I did write a very simple sum benchmark using NullableArrays and DataArrays yesterday. NullableArrays was within 2x of Arrays, and 10x faster than DataArrays. I would expect this to carry over, but of course, much better and systematic benchmarking is necessary.

quinnj · 2016-07-04T00:41:33Z

Word. I'm pumped for this. I'll try to find some time in the next few days to pull the branch and play around.

quinnj · 2016-07-06T14:09:15Z

src/abstractdataframe/join.jl

-function DataArrays.PooledDataVecs(df1::AbstractDataFrame,
-                                   df2::AbstractDataFrame)
+# FIXME: rename this, and possibly move to CategoricalArrays.jl
+function PooledDataVecs{S,N}(v1::NullableCategoricalArray{S,N},


Yeah, I think it would be good to rename this as it's clearly a reference to PooledDataArrays. The operation here is a join!/union!/merge!, right?

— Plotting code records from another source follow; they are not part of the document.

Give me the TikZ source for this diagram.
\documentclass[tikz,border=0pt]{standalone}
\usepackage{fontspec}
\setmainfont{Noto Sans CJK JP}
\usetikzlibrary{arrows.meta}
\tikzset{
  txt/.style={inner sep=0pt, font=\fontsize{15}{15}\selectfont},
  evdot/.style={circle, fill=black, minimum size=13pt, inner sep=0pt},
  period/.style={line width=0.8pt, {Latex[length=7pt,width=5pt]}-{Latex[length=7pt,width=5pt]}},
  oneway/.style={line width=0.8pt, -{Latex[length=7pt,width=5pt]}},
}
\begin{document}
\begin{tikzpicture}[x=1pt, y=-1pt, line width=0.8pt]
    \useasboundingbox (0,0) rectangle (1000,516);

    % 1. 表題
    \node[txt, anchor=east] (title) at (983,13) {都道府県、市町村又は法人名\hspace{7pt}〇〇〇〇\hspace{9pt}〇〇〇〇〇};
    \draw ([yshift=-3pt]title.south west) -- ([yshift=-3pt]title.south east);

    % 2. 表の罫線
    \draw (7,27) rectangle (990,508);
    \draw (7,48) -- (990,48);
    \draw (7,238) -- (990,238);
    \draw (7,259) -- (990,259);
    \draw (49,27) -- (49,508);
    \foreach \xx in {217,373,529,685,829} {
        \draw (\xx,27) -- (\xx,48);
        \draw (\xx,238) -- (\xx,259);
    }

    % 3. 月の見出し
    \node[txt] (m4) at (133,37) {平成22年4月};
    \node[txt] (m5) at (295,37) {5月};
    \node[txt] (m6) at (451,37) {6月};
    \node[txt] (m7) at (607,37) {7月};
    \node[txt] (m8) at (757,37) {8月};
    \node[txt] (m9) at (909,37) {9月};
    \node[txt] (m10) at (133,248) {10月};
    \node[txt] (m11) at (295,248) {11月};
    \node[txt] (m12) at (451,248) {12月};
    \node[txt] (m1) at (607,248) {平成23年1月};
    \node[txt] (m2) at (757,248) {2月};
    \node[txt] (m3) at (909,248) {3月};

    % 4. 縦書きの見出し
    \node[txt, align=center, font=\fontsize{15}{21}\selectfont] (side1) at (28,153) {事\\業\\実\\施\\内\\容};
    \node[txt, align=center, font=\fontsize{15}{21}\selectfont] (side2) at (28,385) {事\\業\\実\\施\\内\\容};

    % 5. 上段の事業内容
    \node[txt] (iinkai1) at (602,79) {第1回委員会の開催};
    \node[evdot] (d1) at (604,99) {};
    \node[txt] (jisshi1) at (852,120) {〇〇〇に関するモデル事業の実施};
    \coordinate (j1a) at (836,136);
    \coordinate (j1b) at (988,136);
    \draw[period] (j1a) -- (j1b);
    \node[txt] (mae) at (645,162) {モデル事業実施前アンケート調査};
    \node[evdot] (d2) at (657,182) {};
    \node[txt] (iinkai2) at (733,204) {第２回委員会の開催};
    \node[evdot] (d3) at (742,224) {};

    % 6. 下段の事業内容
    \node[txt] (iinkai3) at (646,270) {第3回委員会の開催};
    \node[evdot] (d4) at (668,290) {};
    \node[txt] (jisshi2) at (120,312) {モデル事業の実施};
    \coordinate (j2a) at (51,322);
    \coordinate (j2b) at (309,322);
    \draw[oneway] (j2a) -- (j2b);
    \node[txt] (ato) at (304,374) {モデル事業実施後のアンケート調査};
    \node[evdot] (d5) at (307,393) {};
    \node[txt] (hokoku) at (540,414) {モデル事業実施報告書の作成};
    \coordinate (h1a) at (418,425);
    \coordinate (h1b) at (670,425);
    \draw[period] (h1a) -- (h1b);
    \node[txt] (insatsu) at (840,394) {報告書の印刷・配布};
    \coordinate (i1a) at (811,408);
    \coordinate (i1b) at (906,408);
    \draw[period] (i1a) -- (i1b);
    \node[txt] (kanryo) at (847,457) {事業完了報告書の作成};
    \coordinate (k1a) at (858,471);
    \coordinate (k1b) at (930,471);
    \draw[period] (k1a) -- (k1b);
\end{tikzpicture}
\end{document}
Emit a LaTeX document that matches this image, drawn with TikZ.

Yeah, I'm not sure about the best name. Maybe join!. Ideally, we would also avoid accessing the refs field from the PooledDataVecs(::AbstractDataFrame, ::AbstractDataFrame) method below. But I'm even less sure what the API should look like in CategoricalArrays.jl. Could still improve this in steps.

dmbates · 2016-07-15T20:30:17Z

With the RDA stuff removed you can probably avoid using GZip in src/DataFrames.jl. I included that specifically for reading compressed .rda files.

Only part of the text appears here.